Turning an existing container data type into a generic one has only few surprises. Hey, I told you it will be boring!

With a few checks in mind, you should be ready for generizing… generalizing… genericizing… genericking… uh, whatever… your existing container data types.

  • Review all the operations your code applies to the original types. If these operations apply to a certain kind of data type only, your generic type needs a type constraint.
  • Look through your fmt.Printf statements. Most likely, you will need to change a few type-specific placeholders to a general %v to avoid errors.
  • Look for return statements that return a zero value. Typically, these occur when returning a non-nil error.
    Example: return "", errors.New(...).
    Use one of the workaround shown above:
    • Workaround 1: declare a variable of type T, which defaults to the type's zero value. Return that variable.
    • Workaround 2: use *new(T), which instantiates T, returns a pointer, and dereferences that pointer. The result is a zero value of T. Return that result.

(See the tree code above for working examples.)

In summary, I am pleased about how easy the conversion process turned out to be, and also how readable the result is. Once generics are included in an official release, workarounds like the ones I described in another article are not required anymore.

That's it.
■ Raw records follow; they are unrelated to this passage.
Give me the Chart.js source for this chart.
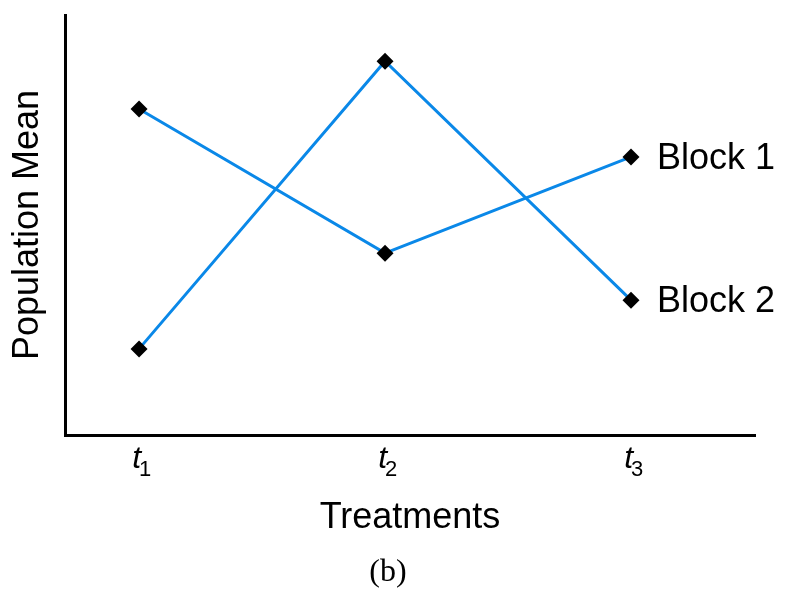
<!DOCTYPE html>
<html>
<head>
<meta charset="utf-8">
<script src="https://cdn.jsdelivr.net/npm/chart.js@4/dist/chart.umd.min.js"></script>
<style>
  html, body { margin: 0; padding: 0; background: #fff; }
  #wrap { width: 796px; height: 601px; position: relative; }
</style>
</head>
<body>
<div id="wrap"><canvas id="chart" width="796" height="601"></canvas></div>
<script>
// treatments along the x axis (1, 2, 3 -> t1, t2, t3)
const treatments = [1, 2, 3];
const tickSubs = ['1', '2', '3'];
const seriesNames = ['Block 1', 'Block 2'];
const block1 = [7.76, 4.33, 6.62];
const block2 = [2.05, 8.9, 3.21];

const lineColor = '#0a88e8';
const font = '"Liberation Sans", Arial, Helvetica, sans-serif';

const toPoints = vals => vals.map((v, i) => ({ x: treatments[i], y: v }));

// draws tick labels, end labels, axis titles and caption
const textPlugin = {
  id: 'textPlugin',
  afterDraw(chart) {
    const ctx = chart.ctx;
    const xs = chart.scales.x;
    ctx.save();
    ctx.fillStyle = '#000';
    ctx.textBaseline = 'alphabetic';

    // t_i tick labels
    treatments.forEach((t, i) => {
      const px = xs.getPixelForValue(t);
      ctx.font = 'italic 32px ' + font;
      ctx.textAlign = 'right';
      ctx.fillText('t', px + 2, 468);
      ctx.font = '22px ' + font;
      ctx.textAlign = 'left';
      ctx.fillText(tickSubs[i], px, 476);
    });

    // series labels at the last point
    chart.data.datasets.forEach((ds, i) => {
      const meta = chart.getDatasetMeta(i);
      const last = meta.data[meta.data.length - 1];
      ctx.font = '36px ' + font;
      ctx.textAlign = 'left';
      ctx.textBaseline = 'middle';
      ctx.fillText(seriesNames[i], last.x + 26, last.y + 2);
    });

    // axis titles
    ctx.font = '36px ' + font;
    ctx.textAlign = 'center';
    ctx.textBaseline = 'middle';
    ctx.fillText('Treatments', 410, 518);
    ctx.save();
    ctx.translate(28, 225);
    ctx.rotate(-Math.PI / 2);
    ctx.fillText('Population Mean', 0, 0);
    ctx.restore();

    // caption
    ctx.font = '32px "Liberation Serif", "DejaVu Serif", serif';
    ctx.fillText('(b)', 388, 573);
    ctx.restore();
  }
};

new Chart(document.getElementById('chart'), {
  type: 'line',
  data: {
    datasets: [
      { label: seriesNames[0], data: toPoints(block1) },
      { label: seriesNames[1], data: toPoints(block2) }
    ]
  },
  options: {
    responsive: false,
    animation: false,
    devicePixelRatio: 1,
    layout: { padding: { left: 65, right: 41, top: 15, bottom: 166 } },
    elements: {
      line: { borderColor: lineColor, borderWidth: 3, tension: 0 },
      point: {
        pointStyle: 'rectRot', radius: 8.5,
        backgroundColor: '#000', borderColor: '#000', borderWidth: 0
      }
    },
    plugins: { legend: { display: false }, tooltip: { enabled: false } },
    scales: {
      x: {
        type: 'linear', min: 0.699, max: 3.504,
        grid: { display: false },
        ticks: { display: false },
        border: { display: true, color: '#000', width: 3 },
        afterFit(s) { s.height = 0; }
      },
      y: {
        min: 0, max: 10,
        grid: { display: false },
        ticks: { display: false },
        border: { display: true, color: '#000', width: 3 },
        afterFit(s) { s.width = 0; }
      }
    }
  },
  plugins: [textPlugin]
});
</script>
</body>
</html>
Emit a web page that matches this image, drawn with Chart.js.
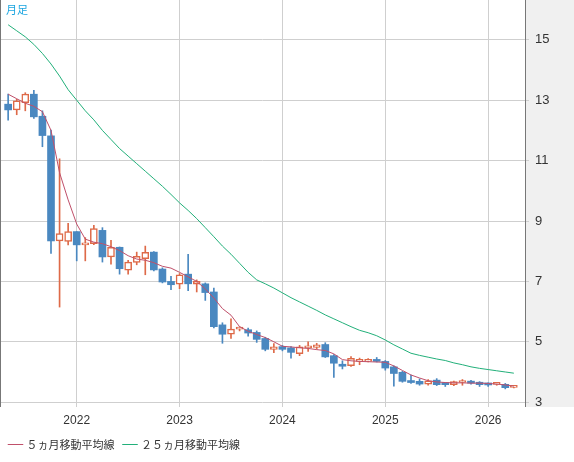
<!DOCTYPE html>
<html>
<head>
<meta charset="utf-8">
<script src="https://cdn.jsdelivr.net/npm/chart.js"></script>
<style>
  html, body { margin: 0; padding: 0; background: #fff; }
  #wrap { width: 574px; height: 462px; }
</style>
</head>
<body>
<div id="wrap"><canvas id="c" width="574" height="462"></canvas></div>
<script>
// month index: 0 = Jan 2022, first candle May 2021 (-8)
const START = -8;
const opens  = [12.87,12.68,12.92,13.2,12.47,11.82,8.34,8.32,8.65,8.21,8.25,8.69,7.81,8.13,7.37,7.63,7.75,7.97,7.41,7.0,6.91,7.24,6.91,6.92,6.65,
                5.56,5.25,5.42,5.4,5.31,5.11,4.75,4.84,4.80,
                4.61,4.80,4.81,4.91,4.54,4.24,4.21,4.35,4.35,4.41,4.35,4.17,3.99,3.71,3.69,3.60,3.73,3.60,3.58,3.65,3.69,3.66,3.60,3.59,3.59,3.49];
const closes = [12.68,12.98,13.2,12.45,11.83,8.34,8.58,8.65,8.21,8.26,8.75,7.81,8.13,7.42,7.64,7.83,7.96,7.38,6.98,6.89,7.22,6.92,7.0,6.63,5.5,
                5.25,5.42,5.44,5.29,5.08,4.75,4.83,4.75,4.65,
                4.83,4.86,4.90,4.50,4.29,4.19,4.45,4.40,4.41,4.35,4.13,3.95,3.69,3.65,3.60,3.71,3.58,3.58,3.68,3.68,3.63,3.58,3.57,3.62,3.48,3.50];
const highs  = [13.2,13.03,13.25,13.33,12.65,12.01,11.06,8.92,8.65,8.45,8.86,8.78,8.36,8.14,7.70,7.97,8.17,7.99,7.45,7.17,7.26,7.9,7.05,6.95,6.78,
                5.63,5.76,5.5,5.45,5.36,5.15,4.94,4.88,4.84,
                4.88,5.0,4.95,4.97,4.58,4.37,4.51,4.46,4.44,4.48,4.38,4.2,4.02,3.90,3.77,3.75,3.78,3.64,3.70,3.75,3.72,3.68,3.64,3.64,3.62,3.52];
const lows   = [12.34,12.52,12.65,12.40,11.46,7.93,6.15,8.21,7.68,7.68,8.22,7.64,7.57,7.24,7.24,7.55,7.22,7.35,6.95,6.73,6.76,6.69,6.65,6.37,5.46,
                4.95,5.11,5.36,5.19,4.98,4.70,4.64,4.70,4.46,
                4.54,4.68,4.76,4.48,3.82,4.10,4.18,4.24,4.33,4.33,4.06,3.53,3.66,3.62,3.56,3.56,3.55,3.52,3.55,3.56,3.60,3.52,3.52,3.56,3.44,3.47];
const ma5  = [13.2,13.05,12.9,12.8,12.62,12.0,10.6,9.7,8.9,8.4,8.3,8.25,8.15,8.02,7.85,7.74,7.7,7.62,7.5,7.44,7.3,7.15,7.0,6.75,6.45,
              6.1,5.88,5.5,5.35,5.24,5.14,5.0,4.85,4.83,4.8,4.78,4.74,4.71,4.6,4.41,4.37,4.35,4.34,4.33,4.32,4.2,4.05,3.9,3.8,3.71,
              3.67,3.65,3.64,3.64,3.63,3.63,3.62,3.6,3.57,3.53];
const ma25 = [15.5,15.3,15.1,14.85,14.55,14.2,13.8,13.35,13.0,12.65,12.35,12.0,11.7,11.4,11.15,10.9,10.65,10.4,10.15,9.88,9.6,9.35,9.08,8.78,8.48,
              8.17,7.9,7.6,7.3,7.05,6.92,6.78,6.62,6.46,6.32,6.18,6.04,5.89,5.76,5.63,5.5,5.38,5.3,5.2,5.06,4.9,4.76,4.62,4.55,4.49,
              4.43,4.38,4.3,4.24,4.17,4.12,4.08,4.04,4.0,3.96];
const yearTicks = [0, 12, 24, 36, 48];
const yearLabels = ['2022', '2023', '2024', '2025', '2026'];
const priceTicks = [3, 5, 7, 9, 11, 13, 15];

const UP = '#de6a48', DOWN = '#4a88c0';
const isUp = i => closes[i] >= opens[i];

const bodies = opens.map((o, i) => ({ x: START + i, y: [Math.min(o, closes[i]), Math.max(o, closes[i])] }));
const wicks  = opens.map((o, i) => ({ x: START + i, y: [lows[i], highs[i]] }));

const bgPlugin = {
  id: 'bg',
  beforeDraw(chart) {
    const c = chart.ctx, a = chart.chartArea;
    c.save();
    c.fillStyle = '#fff';
    c.fillRect(0, 0, chart.width, chart.height);
    c.fillStyle = '#f0f0f0';
    c.fillRect(a.right, 0, chart.width - a.right, a.bottom);
    c.restore();
  },
  afterDraw(chart) {
    const c = chart.ctx, a = chart.chartArea;
    c.save();
    c.strokeStyle = '#777';
    c.lineWidth = 1;
    c.beginPath();
    c.moveTo(a.left + 0.5, a.top); c.lineTo(a.left + 0.5, a.bottom);
    c.moveTo(a.right + 0.5, a.top); c.lineTo(a.right + 0.5, a.bottom);
    c.stroke();
    c.fillStyle = '#1ba5e0';
    c.font = '11px "Noto Sans CJK JP"';
    c.textBaseline = 'top';
    c.fillText('月足', 6, 4);
    c.restore();
  }
};

new Chart(document.getElementById('c'), {
  type: 'bar',
  data: {
    datasets: [
      { type: 'line', label: '５ヵ月移動平均線', data: ma5.map((v, i) => ({ x: START + i, y: v })),
        borderColor: '#c0506a', borderWidth: 1, pointRadius: 0, order: 0 },
      { type: 'line', label: '２５ヵ月移動平均線', data: ma25.map((v, i) => ({ x: START + i, y: v })),
        borderColor: '#22b07a', borderWidth: 1, pointRadius: 0, order: 0 },
      { label: 'wick', data: wicks, grouped: false, barThickness: 1, order: 2,
        backgroundColor: ctx => isUp(ctx.dataIndex) ? UP : DOWN },
      { label: 'body', data: bodies, grouped: false, barThickness: 7, minBarLength: 2, order: 1,
        backgroundColor: ctx => isUp(ctx.dataIndex) ? '#fff' : DOWN,
        borderColor: ctx => isUp(ctx.dataIndex) ? UP : DOWN,
        borderWidth: ctx => isUp(ctx.dataIndex) ? 1.5 : 0, borderSkipped: false }
    ]
  },
  options: {
    responsive: false,
    animation: false,
    layout: { padding: { left: 0, right: 0, top: 0, bottom: 2 } },
    plugins: {
      tooltip: { enabled: false },
      legend: {
        position: 'bottom', align: 'start',
        labels: {
          filter: item => item.text.indexOf('移動') >= 0,
          usePointStyle: true, pointStyle: 'line', boxWidth: 22, padding: 10,
          color: '#333', font: { size: 11, family: '"Noto Sans CJK JP"' }
        }
      }
    },
    scales: {
      x: {
        type: 'linear', min: START - 0.95, max: 52.3, offset: false,
        afterBuildTicks: s => { s.ticks = yearTicks.map(v => ({ value: v })); },
        afterFit: s => { s.height = 22; s.paddingLeft = 0; s.paddingRight = 0; },
        ticks: { callback: (v) => yearLabels[yearTicks.indexOf(v)], color: '#333', font: { size: 12 }, maxRotation: 0, padding: 6 },
        grid: { color: '#cfcfcf', drawTicks: false, offset: false },
        border: { display: false }
      },
      y: {
        position: 'right', min: 2.84, max: 16.32,
        afterBuildTicks: s => { s.ticks = priceTicks.map(v => ({ value: v })); },
        afterFit: s => { s.width = 49; s.paddingTop = 0; s.paddingBottom = 0; },
        ticks: { color: '#333', font: { size: 13 }, padding: 6 },
        grid: { color: '#cfcfcf', drawTicks: true, tickLength: 4 },
        border: { display: false }
      }
    }
  },
  plugins: [bgPlugin]
});
</script>
</body>
</html>
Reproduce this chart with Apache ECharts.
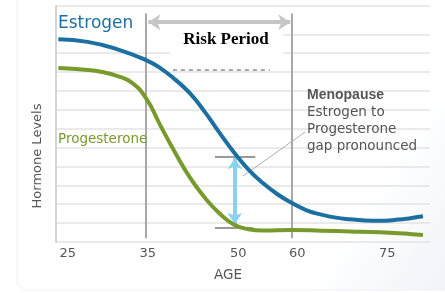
<!DOCTYPE html>
<html>
<head>
<meta charset="utf-8">
<script src="https://cdn.jsdelivr.net/npm/echarts/dist/echarts.min.js"></script>
<style>
    html, body { margin: 0; padding: 0; background: #fff; }
    #chart { width: 445px; height: 293px; }
</style>
</head>
<body>
<div id="chart"></div>
<script>
// 雌激素 / 孕酮 曲线 (age, level)
const estrogen = [
    [20, 10.74], [25, 10.60], [30, 10.22], [35, 9.63], [37.5, 9.20],
    [40, 8.60], [42.5, 7.88], [45, 6.92], [47.5, 5.82], [50, 4.77],
    [52.5, 3.85], [55, 3.12], [57.5, 2.53], [60, 2.06], [62.5, 1.68],
    [65, 1.45], [67.5, 1.29], [70, 1.20], [72.5, 1.14], [75, 1.12],
    [77.5, 1.17], [80, 1.25], [82.4, 1.36]
]
const progesterone = [
    [20, 9.21], [25, 9.11], [27.5, 9.00], [30, 8.80], [32.5, 8.45],
    [35, 7.62], [37.5, 6.15], [40, 4.73], [42.5, 3.42], [45, 2.37],
    [47.5, 1.54], [50, 0.93], [52.5, 0.68], [55, 0.61], [60, 0.63],
    [65, 0.60], [70, 0.56], [75, 0.51], [80, 0.43], [82.4, 0.37]
]
// x轴刻度文字, 以及它们在图上的位置 (示意图的刻度不是线性的)
const ageLabels = ['25', '35', '50', '60', '75']
const ageLabelAt = [21.6, 35.3, 50.8, 60.9, 76.3]
// 风险期 35 ~ 60
const riskPeriod = [35, 60]
// 更年期差距箭头: age, 上下两端
const gapAge = 50.2
const gapTop = 4.44
const gapBottom = 0.95

const chart = echarts.init(document.getElementById('chart'))

const gray = '#a8a8a8'
const textFont = '"DejaVu Sans"'
const option = {
    animation: false,
    grid: { left: 56, right: 15, top: 6, bottom: 51 },
    graphic: [
        // 右侧淡蓝色背景
        {
            type: 'rect', z: -10, silent: true,
            shape: { x: 17, y: -12, width: 445, height: 302, r: 10 },
            style: {
                fill: new echarts.graphic.LinearGradient(0, 0, 1, 1, [
                    { offset: 0, color: '#ffffff' },
                    { offset: 0.75, color: '#ffffff' },
                    { offset: 1, color: '#eef3f8' }
                ]),
                stroke: '#eef1f5', lineWidth: 1
            }
        },
        // 标题文字下面的白底 (盖住网格线)
        { type: 'rect', z: 1, silent: true, shape: { x: 57, y: 27, width: 113, height: 12 }, style: { fill: '#fff' } },
        { type: 'rect', z: 1, silent: true, shape: { x: 170, y: 26, width: 113, height: 41 }, style: { fill: '#fff' } },
        {
            type: 'text', z: 10, left: 58, top: 15,
            style: { text: 'Estrogen', fill: '#1b6fa1', font: '17px ' + textFont }
        },
        {
            type: 'text', z: 10, left: 58, top: 132,
            style: { text: 'Progesterone', fill: '#789a2c', font: '13.5px ' + textFont }
        },
        {
            type: 'text', z: 10, x: 226, y: 40,
            style: {
                text: 'Risk Period', fill: '#000', align: 'center', verticalAlign: 'middle',
                font: 'bold 17px "Liberation Serif"'
            }
        },
        {
            type: 'text', z: 10, x: 307, y: 87,
            style: {
                text: '{b|Menopause}\nEstrogen to\nProgesterone\ngap pronounced',
                fill: '#555', font: '13.5px ' + textFont, lineHeight: 17,
                rich: { b: { fontWeight: 'bold', fontSize: 14, fill: '#555', lineHeight: 17 } }
            }
        },
        {
            type: 'text', z: 10, x: 38, y: 156, rotation: Math.PI / 2,
            style: {
                text: 'Hormone Levels', fill: '#555', align: 'center', verticalAlign: 'middle',
                font: '13px ' + textFont
            }
        },
        {
            type: 'text', z: 10, x: 228, y: 275,
            style: {
                text: 'AGE', fill: '#555', align: 'center', verticalAlign: 'middle',
                font: '13.5px ' + textFont
            }
        }
    ],
    xAxis: {
        type: 'value',
        min: 19.6,
        max: 83.6,
        axisLine: { show: false },
        axisTick: { show: false },
        splitLine: { show: false },
        axisLabel: {
            customValues: ageLabelAt,
            formatter: (v) => ageLabels[ageLabelAt.indexOf(v)],
            color: '#555',
            fontSize: 13,
            fontFamily: 'DejaVu Sans',
            margin: 5
        }
    },
    yAxis: {
        type: 'value',
        min: 0,
        max: 12.5,
        axisLabel: { show: false },
        axisTick: { show: false, customValues: [0, 1, 2, 3, 4, 5, 6, 7, 8, 9, 10, 11, 12.5] },
        axisLine: { show: true, lineStyle: { color: '#d4d4d4', width: 2 } },
        splitLine: { lineStyle: { color: '#e3e3e3', width: 1.5 } }
    },
    series: [
        {
            // 注释线 (风险期, 箭头等)
            type: 'line',
            data: [],
            z: 3,
            silent: true,
            markLine: {
                silent: true,
                animation: false,
                label: { show: false },
                symbol: 'none',
                data: [
                    // 风险期竖线
                    [{ coord: [riskPeriod[0], 12.1] }, { coord: [riskPeriod[0], 0.2] }],
                    [{ coord: [riskPeriod[1], 12.1] }, { coord: [riskPeriod[1], 0.2] }],
                    // 风险期箭头
                    [
                        { coord: [riskPeriod[0] + 0.4, 11.64], symbol: 'arrow', symbolSize: [12, 12], lineStyle: { color: '#c6c6c6', width: 4, type: 'solid' } },
                        { coord: [riskPeriod[1] - 0.3, 11.64], symbol: 'arrow', symbolSize: [12, 12] }
                    ],
                    // 被遮住的文字残影
                    [
                        { coord: [39.6, 9.1], lineStyle: { color: '#8a8a8a', width: 1.5, type: [4, 4] } },
                        { coord: [56.2, 9.1] }
                    ],
                    // 差距上下的灰色短线
                    [
                        { coord: [46.8, gapTop + 0.05], lineStyle: { color: '#999', width: 2, type: 'solid' } },
                        { coord: [53.7, gapTop + 0.05] }
                    ],
                    [
                        { coord: [46.8, 0.74], lineStyle: { color: '#999', width: 2, type: 'solid' } },
                        { coord: [53.3, 0.74] }
                    ],
                    // 指向文字的细线
                    [
                        { coord: [51.6, 3.49], lineStyle: { color: '#b0b0b0', width: 1, type: 'solid' } },
                        { coord: [62.2, 5.82] }
                    ]
                ],
                lineStyle: { color: gray, width: 2, type: 'solid' }
            }
        },
        {
            // 淡蓝色双向箭头
            type: 'line',
            data: [],
            z: 4,
            markLine: {
                silent: true,
                animation: false,
                label: { show: false },
                symbol: ['arrow', 'arrow'],
                symbolSize: [11, 11],
                lineStyle: { color: '#88d2f0', width: 4, type: 'solid' },
                data: [[{ coord: [gapAge, gapTop] }, { coord: [gapAge, gapBottom] }]]
            }
        },
        {
            name: 'Progesterone',
            type: 'line',
            data: progesterone,
            smooth: 0.5,
            showSymbol: false,
            z: 5,
            lineStyle: { color: '#789a2c', width: 4 }
        },
        {
            name: 'Estrogen',
            type: 'line',
            data: estrogen,
            smooth: 0.5,
            showSymbol: false,
            z: 6,
            lineStyle: { color: '#1b6fa1', width: 4 }
        }
    ]
}
chart.setOption(option)
</script>
</body>
</html>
Happy generic coding! ʕ◔ϖ◔ʔ


Trees and background image courtesy of artists at Pixabay

Changelog

2023-08-22

  • Updated the code to work with Go 1.21. New: The cmp package. Obsolete: the constraints package. Link to the playground updated accordingly.
  • Added missing link to the github repo of this article.

2022-01-04

  • Updated the code from go2go version of May 2021 to the current dev branch (which is a pre-release version of Go 1.18). The code is now compatible with Go 1.18. The playground link now opens the current dev branch rather than the (obsolete) go2go Playground.
  • I also took the chance to change “we” to “I” to match the title of the article.